◆ EXERCISE DESCRIPTION
Exactly the lines from the one with "Rebuild this chart" through the one with "ms=4, elinewidth=1.8, capsize=0)", inclusive, are to be repeated, and the pictures are not.

◆ ENTRIES
§
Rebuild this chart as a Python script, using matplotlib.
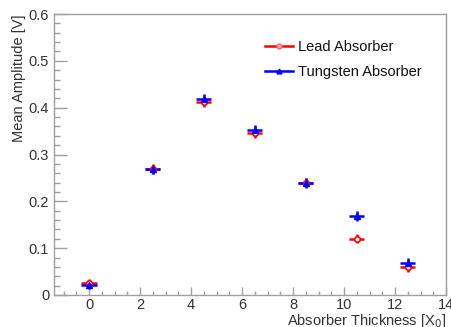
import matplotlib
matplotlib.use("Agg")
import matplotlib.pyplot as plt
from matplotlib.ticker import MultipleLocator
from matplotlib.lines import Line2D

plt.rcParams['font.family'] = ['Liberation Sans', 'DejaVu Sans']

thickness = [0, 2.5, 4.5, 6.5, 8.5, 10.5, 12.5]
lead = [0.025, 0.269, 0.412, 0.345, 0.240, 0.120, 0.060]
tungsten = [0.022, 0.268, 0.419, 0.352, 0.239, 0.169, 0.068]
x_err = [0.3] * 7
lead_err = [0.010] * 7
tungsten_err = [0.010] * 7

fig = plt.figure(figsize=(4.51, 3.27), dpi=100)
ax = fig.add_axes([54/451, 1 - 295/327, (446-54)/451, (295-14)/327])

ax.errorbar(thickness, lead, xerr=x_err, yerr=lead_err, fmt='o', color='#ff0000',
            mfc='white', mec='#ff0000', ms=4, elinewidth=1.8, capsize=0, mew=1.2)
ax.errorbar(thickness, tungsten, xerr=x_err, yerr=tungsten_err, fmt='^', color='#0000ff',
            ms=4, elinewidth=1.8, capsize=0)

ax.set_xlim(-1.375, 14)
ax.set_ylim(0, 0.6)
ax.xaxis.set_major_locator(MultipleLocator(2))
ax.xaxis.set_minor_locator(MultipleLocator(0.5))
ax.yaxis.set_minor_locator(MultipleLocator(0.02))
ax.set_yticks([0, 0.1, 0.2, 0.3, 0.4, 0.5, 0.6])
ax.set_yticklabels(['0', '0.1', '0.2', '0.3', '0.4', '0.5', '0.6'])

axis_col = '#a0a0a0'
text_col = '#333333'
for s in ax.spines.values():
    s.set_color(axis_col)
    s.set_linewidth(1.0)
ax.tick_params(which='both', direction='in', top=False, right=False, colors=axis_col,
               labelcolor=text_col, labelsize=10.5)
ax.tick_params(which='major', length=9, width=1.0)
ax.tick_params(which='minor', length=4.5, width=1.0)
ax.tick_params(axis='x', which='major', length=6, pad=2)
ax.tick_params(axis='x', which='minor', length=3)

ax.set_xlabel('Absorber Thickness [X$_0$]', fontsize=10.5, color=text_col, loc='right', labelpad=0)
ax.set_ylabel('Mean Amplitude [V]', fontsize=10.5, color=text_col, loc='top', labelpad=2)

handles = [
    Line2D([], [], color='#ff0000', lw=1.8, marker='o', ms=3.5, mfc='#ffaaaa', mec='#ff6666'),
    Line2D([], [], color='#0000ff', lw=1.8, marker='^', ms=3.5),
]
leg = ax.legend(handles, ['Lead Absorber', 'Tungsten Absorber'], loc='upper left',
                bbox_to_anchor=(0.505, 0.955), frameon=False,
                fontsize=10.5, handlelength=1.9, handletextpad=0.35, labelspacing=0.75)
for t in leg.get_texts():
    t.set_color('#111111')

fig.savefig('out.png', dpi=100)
§
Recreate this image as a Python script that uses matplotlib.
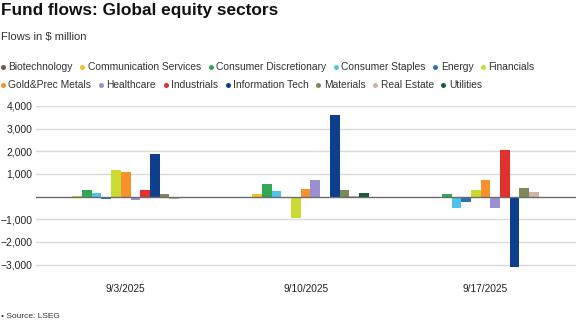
§
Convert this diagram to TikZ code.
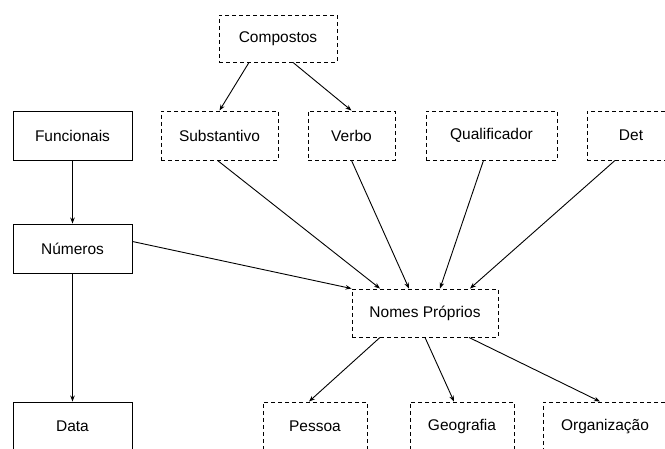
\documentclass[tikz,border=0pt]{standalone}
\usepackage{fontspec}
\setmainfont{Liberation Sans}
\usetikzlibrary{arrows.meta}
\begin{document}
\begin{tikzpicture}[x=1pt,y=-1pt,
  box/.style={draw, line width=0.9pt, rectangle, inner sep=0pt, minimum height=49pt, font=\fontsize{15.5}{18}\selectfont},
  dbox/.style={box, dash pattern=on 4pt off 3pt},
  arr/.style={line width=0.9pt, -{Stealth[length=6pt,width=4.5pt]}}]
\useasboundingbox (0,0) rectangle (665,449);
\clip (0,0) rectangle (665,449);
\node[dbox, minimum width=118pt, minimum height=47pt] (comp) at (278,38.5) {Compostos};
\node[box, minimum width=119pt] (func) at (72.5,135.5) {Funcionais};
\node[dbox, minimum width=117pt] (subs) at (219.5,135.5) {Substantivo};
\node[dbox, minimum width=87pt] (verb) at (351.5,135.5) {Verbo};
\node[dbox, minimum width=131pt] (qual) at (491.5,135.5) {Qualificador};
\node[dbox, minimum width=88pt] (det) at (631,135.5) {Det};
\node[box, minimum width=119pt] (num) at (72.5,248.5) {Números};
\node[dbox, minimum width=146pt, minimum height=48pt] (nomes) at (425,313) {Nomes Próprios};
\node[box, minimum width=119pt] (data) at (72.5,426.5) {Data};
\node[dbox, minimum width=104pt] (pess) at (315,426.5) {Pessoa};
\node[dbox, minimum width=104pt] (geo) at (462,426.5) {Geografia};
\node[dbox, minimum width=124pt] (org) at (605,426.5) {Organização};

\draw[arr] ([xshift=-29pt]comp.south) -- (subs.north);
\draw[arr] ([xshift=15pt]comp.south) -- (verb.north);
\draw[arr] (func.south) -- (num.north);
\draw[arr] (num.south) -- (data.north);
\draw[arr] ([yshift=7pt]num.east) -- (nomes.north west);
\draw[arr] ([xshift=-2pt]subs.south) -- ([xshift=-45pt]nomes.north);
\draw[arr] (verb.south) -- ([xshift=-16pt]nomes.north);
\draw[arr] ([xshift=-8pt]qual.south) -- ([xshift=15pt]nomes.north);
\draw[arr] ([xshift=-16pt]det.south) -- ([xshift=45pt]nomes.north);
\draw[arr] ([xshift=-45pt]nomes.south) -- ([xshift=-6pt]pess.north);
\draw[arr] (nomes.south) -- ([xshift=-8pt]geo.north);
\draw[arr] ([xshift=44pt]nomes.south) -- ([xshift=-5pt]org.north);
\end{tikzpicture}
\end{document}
§
◆ RESULT
Rebuild this chart as a Python script, using matplotlib.
import matplotlib
matplotlib.use("Agg")
import matplotlib.pyplot as plt
from matplotlib.ticker import MultipleLocator
from matplotlib.lines import Line2D

plt.rcParams['font.family'] = ['Liberation Sans', 'DejaVu Sans']

thickness = [0, 2.5, 4.5, 6.5, 8.5, 10.5, 12.5]
lead = [0.025, 0.269, 0.412, 0.345, 0.240, 0.120, 0.060]
tungsten = [0.022, 0.268, 0.419, 0.352, 0.239, 0.169, 0.068]
x_err = [0.3] * 7
lead_err = [0.010] * 7
tungsten_err = [0.010] * 7

fig = plt.figure(figsize=(4.51, 3.27), dpi=100)
ax = fig.add_axes([54/451, 1 - 295/327, (446-54)/451, (295-14)/327])

ax.errorbar(thickness, lead, xerr=x_err, yerr=lead_err, fmt='o', color='#ff0000',
            mfc='white', mec='#ff0000', ms=4, elinewidth=1.8, capsize=0, mew=1.2)
ax.errorbar(thickness, tungsten, xerr=x_err, yerr=tungsten_err, fmt='^', color='#0000ff',
            ms=4, elinewidth=1.8, capsize=0)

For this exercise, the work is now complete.